> [EXERCISE DIRECTIONS] Would you write out the listing verbatim and skip every picture in it?
═══ INFORMATION SHOWN ═══
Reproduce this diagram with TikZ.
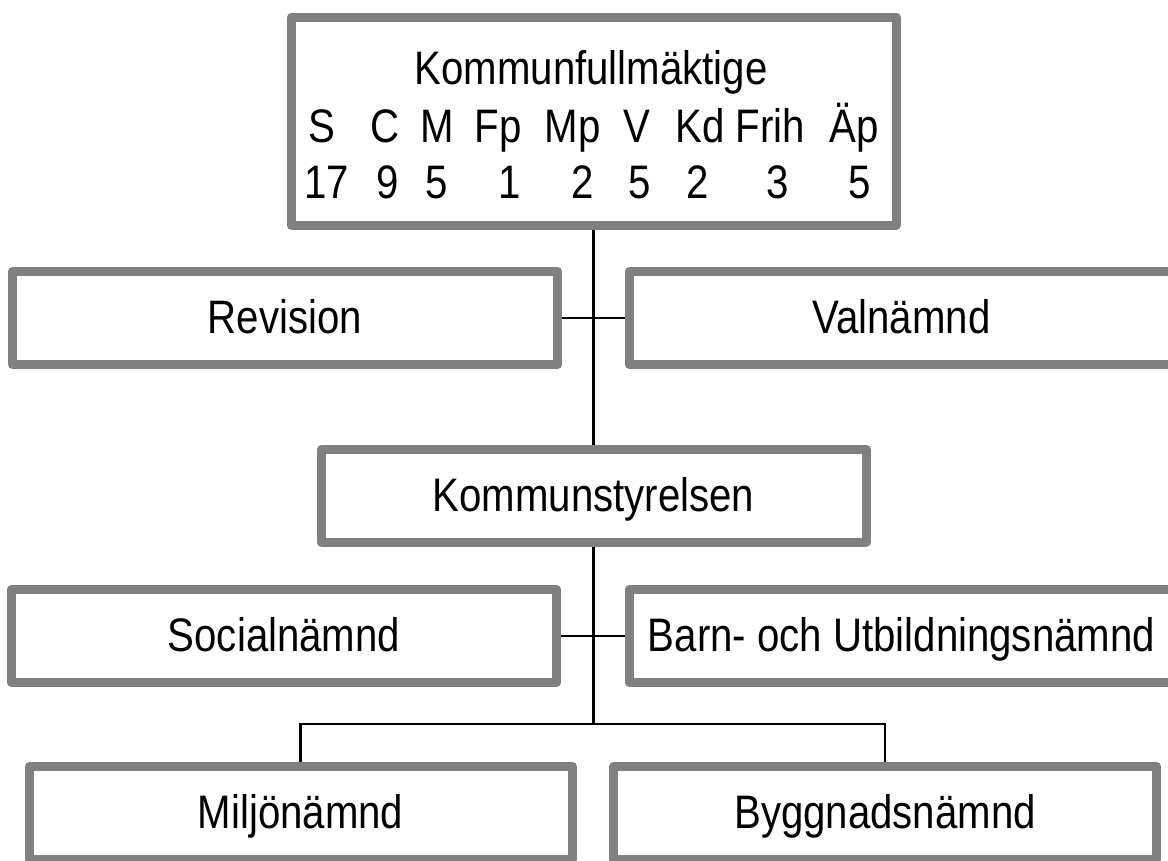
\documentclass[tikz,border=0pt]{standalone}
\usepackage{fontspec}
\newfontfamily\narrowsans[FakeStretch=0.855]{Liberation Sans}
\newcommand\orgfont{\narrowsans\fontsize{47pt}{56pt}\selectfont}
\usetikzlibrary{backgrounds}
\definecolor{boxgray}{RGB}{128,128,128}
\begin{document}
\begin{tikzpicture}[x=1pt,y=-1pt,
  box/.style={draw=boxgray, line width=9pt, line join=round, fill=white,
    inner sep=0pt, minimum width=545pt, minimum height=93pt,
    text height=31pt, text depth=0pt, font=\orgfont},
  conn/.style={draw=black, line width=2.6pt},
  lbl/.style={anchor=base, inner sep=0pt, font=\orgfont}]
\useasboundingbox (0,0) rectangle (1168,860);
\clip (0,0) rectangle (1168,860);

% boxes
\node[box, minimum width=605pt, minimum height=208pt] (kf) at (593.5,121) {};
\node[box] (rev) at (285,318) {Revision};
\node[box] (val) at (901.5,318) {Valnämnd};
\node[box] (ks) at (593.5,495.5) {Kommunstyrelsen};
\node[box] (soc) at (284,636) {Socialnämnd};
\node[box] (barn) at (901.5,636) {Barn- och Utbildningsnämnd};
\node[box, minimum width=543pt] (mil) at (300.5,812.5) {Miljönämnd};
\node[box, minimum width=543pt] (byg) at (885,812.5) {Byggnadsnämnd};

% text of the council box
\node[lbl] (title) at (591,84.5) {Kommunfullmäktige};
\node[lbl] (pS) at (322,142.5) {S};
\node[lbl] (pC) at (385.5,142.5) {C};
\node[lbl] (pM) at (437,142.5) {M};
\node[lbl] (pFp) at (498,142.5) {Fp};
\node[lbl] (pMp) at (572.5,142.5) {Mp};
\node[lbl] (pV) at (637,142.5) {V};
\node[lbl] (pKd) at (700.5,142.5) {Kd};
\node[lbl] (pFrih) at (770.5,142.5) {Frih};
\node[lbl] (pAp) at (854.5,142.5) {Äp};
\node[lbl] (nS) at (327,198.5) {17};
\node[lbl] (nC) at (388,198.5) {9};
\node[lbl] (nM) at (437,198.5) {5};
\node[lbl] (nFp) at (510,198.5) {1};
\node[lbl] (nMp) at (583,198.5) {2};
\node[lbl] (nV) at (640,198.5) {5};
\node[lbl] (nKd) at (697.5,198.5) {2};
\node[lbl] (nFrih) at (778,198.5) {3};
\node[lbl] (nAp) at (859.5,198.5) {5};

\coordinate (j) at (593.5,724);

% connectors
\begin{scope}[on background layer]
\draw[conn] (kf.south) -- (ks.north);
\draw[conn] (rev.east) -- (val.west);
\draw[conn] (soc.east) -- (barn.west);
\draw[conn] (ks.south) -- (j);
\draw[conn] (mil.north) |- (j) -| (byg.north);
\end{scope}
\end{tikzpicture}
\end{document}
═══
> [EXERCISE RESPONSE]
Reproduce this diagram with TikZ.
\documentclass[tikz,border=0pt]{standalone}
\usepackage{fontspec}
\newfontfamily\narrowsans[FakeStretch=0.855]{Liberation Sans}
\newcommand\orgfont{\narrowsans\fontsize{47pt}{56pt}\selectfont}
\usetikzlibrary{backgrounds}
\definecolor{boxgray}{RGB}{128,128,128}
\begin{document}
\begin{tikzpicture}[x=1pt,y=-1pt,
  box/.style={draw=boxgray, line width=9pt, line join=round, fill=white,
    inner sep=0pt, minimum width=545pt, minimum height=93pt,
    text height=31pt, text depth=0pt, font=\orgfont},
  conn/.style={draw=black, line width=2.6pt},
  lbl/.style={anchor=base, inner sep=0pt, font=\orgfont}]
\useasboundingbox (0,0) rectangle (1168,860);
\clip (0,0) rectangle (1168,860);

% boxes
\node[box, minimum width=605pt, minimum height=208pt] (kf) at (593.5,121) {};
\node[box] (rev) at (285,318) {Revision};
\node[box] (val) at (901.5,318) {Valnämnd};
\node[box] (ks) at (593.5,495.5) {Kommunstyrelsen};
\node[box] (soc) at (284,636) {Socialnämnd};
\node[box] (barn) at (901.5,636) {Barn- och Utbildningsnämnd};
\node[box, minimum width=543pt] (mil) at (300.5,812.5) {Miljönämnd};
\node[box, minimum width=543pt] (byg) at (885,812.5) {Byggnadsnämnd};

% text of the council box
\node[lbl] (title) at (591,84.5) {Kommunfullmäktige};
\node[lbl] (pS) at (322,142.5) {S};
\node[lbl] (pC) at (385.5,142.5) {C};
\node[lbl] (pM) at (437,142.5) {M};
\node[lbl] (pFp) at (498,142.5) {Fp};
\node[lbl] (pMp) at (572.5,142.5) {Mp};
\node[lbl] (pV) at (637,142.5) {V};
\node[lbl] (pKd) at (700.5,142.5) {Kd};
\node[lbl] (pFrih) at (770.5,142.5) {Frih};
\node[lbl] (pAp) at (854.5,142.5) {Äp};
\node[lbl] (nS) at (327,198.5) {17};
\node[lbl] (nC) at (388,198.5) {9};
\node[lbl] (nM) at (437,198.5) {5};
\node[lbl] (nFp) at (510,198.5) {1};
\node[lbl] (nMp) at (583,198.5) {2};
\node[lbl] (nV) at (640,198.5) {5};
\node[lbl] (nKd) at (697.5,198.5) {2};
\node[lbl] (nFrih) at (778,198.5) {3};
\node[lbl] (nAp) at (859.5,198.5) {5};

\coordinate (j) at (593.5,724);

% connectors
\begin{scope}[on background layer]
\draw[conn] (kf.south) -- (ks.north);
\draw[conn] (rev.east) -- (val.west);
\draw[conn] (soc.east) -- (barn.west);
\draw[conn] (ks.south) -- (j);
\draw[conn] (mil.north) |- (j) -| (byg.north);
\end{scope}
\end{tikzpicture}
\end{document}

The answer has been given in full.